I could and would agree with the Court’s holding in this case had Congress in the 1964 Civil Rights Act based its power to bar racial discrimination at places of public accommodations upon section 5 of the Fourteenth Amendment. But Congress in enacting this legislation did not choose to invoke this broad Fourteenth Amendment power to protect against racial discrimination; instead it tied the Act and limited its protection to congressional power to regulate commerce among the States. Both courts below found that respondent’s swimming and recreational place is covered by the Act if its operations “affect commerce” within the meaning of 201 (c) of the Act. The Act itself, in 201 (c), provides the test for determining whether this respondent’s recreational operations adversely affect interstate commerce. That test is to determine from evidence whether the operation of an establishment like respondent’s (a) “serves or offers to serve interstate travelers” or (b) “a substantial portion of the food which it serves, or gasoline or other products which it sells, has moved in commerce....” In order, therefore, for the Act to be held to apply the test must be shown to be met by evidence and judicial findings, not by guesswork, or assumptions, or “judicial knowledge” of crucially relevant facts, or by unproved probabilities or possibilities. My trouble with the Court’s holding is that it runs roughshod over District Court findings supported by the record and emphatically affirmed by the Court of Appeals. Let us briefly review the facts and findings on the foregoing two separate conditions of the Act’s applicability.

(A) Did Lake Nixon serve or offer to serve interstate travelers?

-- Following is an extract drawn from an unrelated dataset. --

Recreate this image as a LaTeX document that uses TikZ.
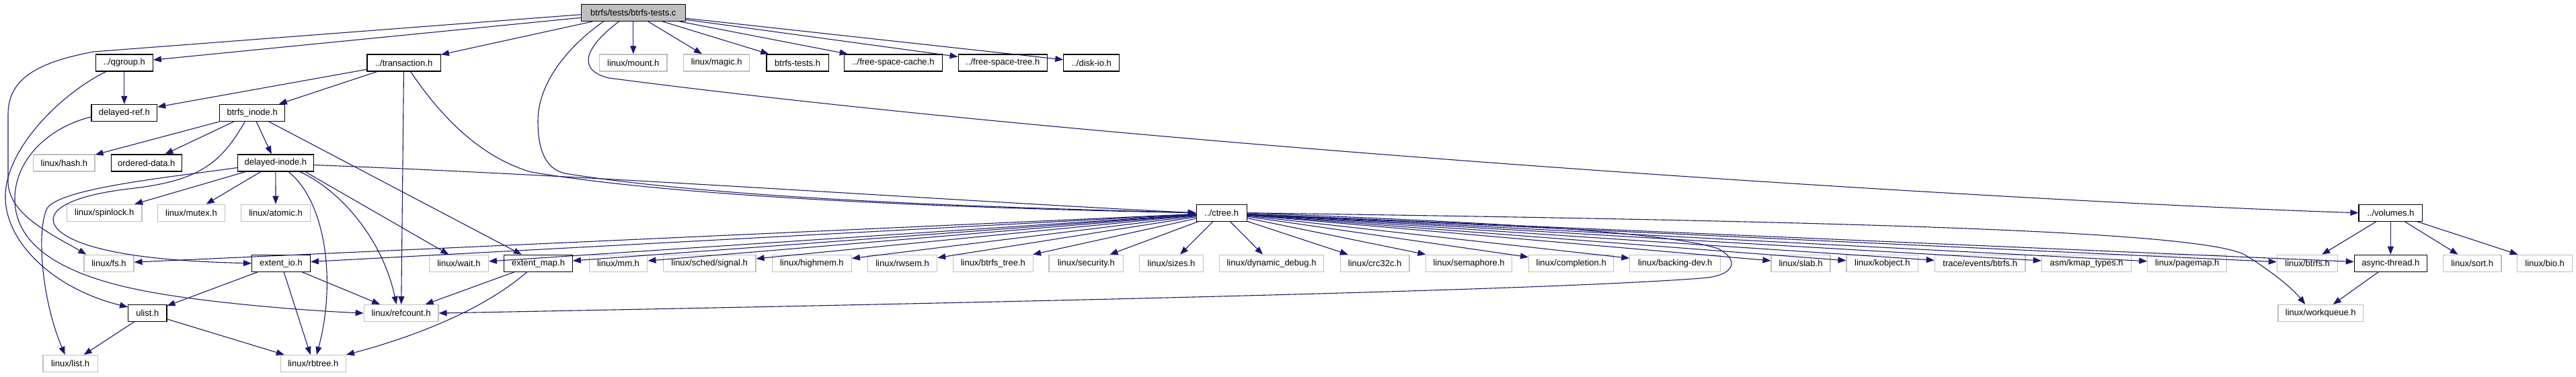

There is not a word of evidence showing that such an interstate traveler was ever there or ever invited there or ever dreamed of going there. Nixon Lake can be reached only by country roads. The record fails to show whether these country roads are passable in all kinds of weather. They seem to be at least six to eight miles off the state or interstate roads over which interstate travelers are accustomed to travel....

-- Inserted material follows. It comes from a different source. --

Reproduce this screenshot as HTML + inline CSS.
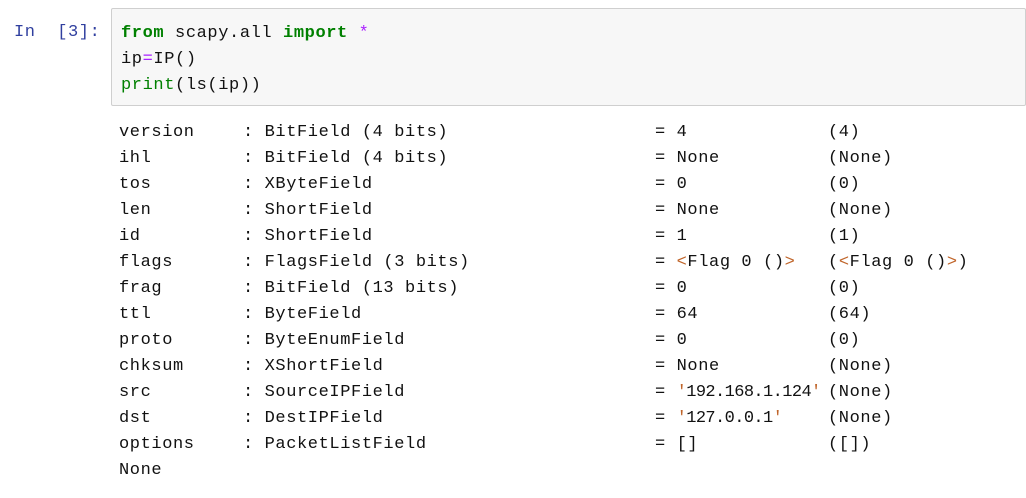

(B) The second prong of the test to determine applicability of the Act to Lake Nixon is whether a “substantial portion” of the hamburgers, milk, and soda pop sold there had previously moved in interstate commerce. The Court’s opinion generously concedes that the record is “not as complete on this point as might be desired....” This is certainly no exaggeration. In fact, I would go further and agree with the two courts below that the record is totally devoid of evidence to show that a “substantial portion” of the small amount of food sold had previously moved in interstate commerce.... The District Court found as follows on this point:

“Food and soft drinks are purchased locally by [the Club]. The record before the Court does not disclose where or how the local suppliers obtained the products which they sold to the establishments. The meat products sold by defendants may or may not have come from animals raised, slaughtered, and processed in Arkansas. The bread used by defendants was baked and packaged locally, but judicial notice may be taken of the fact that the principal ingredients going into the bread were produced and processed in other States. The soft drinks were bottled locally, but certain ingredients were probably obtained by the bottlers from out-of-State sources.”

Fact-findings on serious problems like this one, which involves marking the jurisdictional authority of State and Nation, should not be made on the basis of “judicial notice” and on probabilities not based on evidence....

It seems clear to me that neither the paddle boats nor the locally leased juke box is sufficient to justify a holding that the operation of Lake Nixon affects interstate commerce within the meaning of the Act. While it is the duty of courts to enforce this important Act, we are not called on to hold nor should we hold subject to that Act this country people’s recreation center, lying in what may be, so far as we know, a little “sleepy hollow” between Arkansas hills miles away from any interstate highway. This would be stretching the Commerce Clause so as to give the Federal Government complete control over every little remote country place of recreation in every nook and cranny of every precinct and county in every one of the 50 States. This goes too far for me. I would affirm the judgments of the two courts below.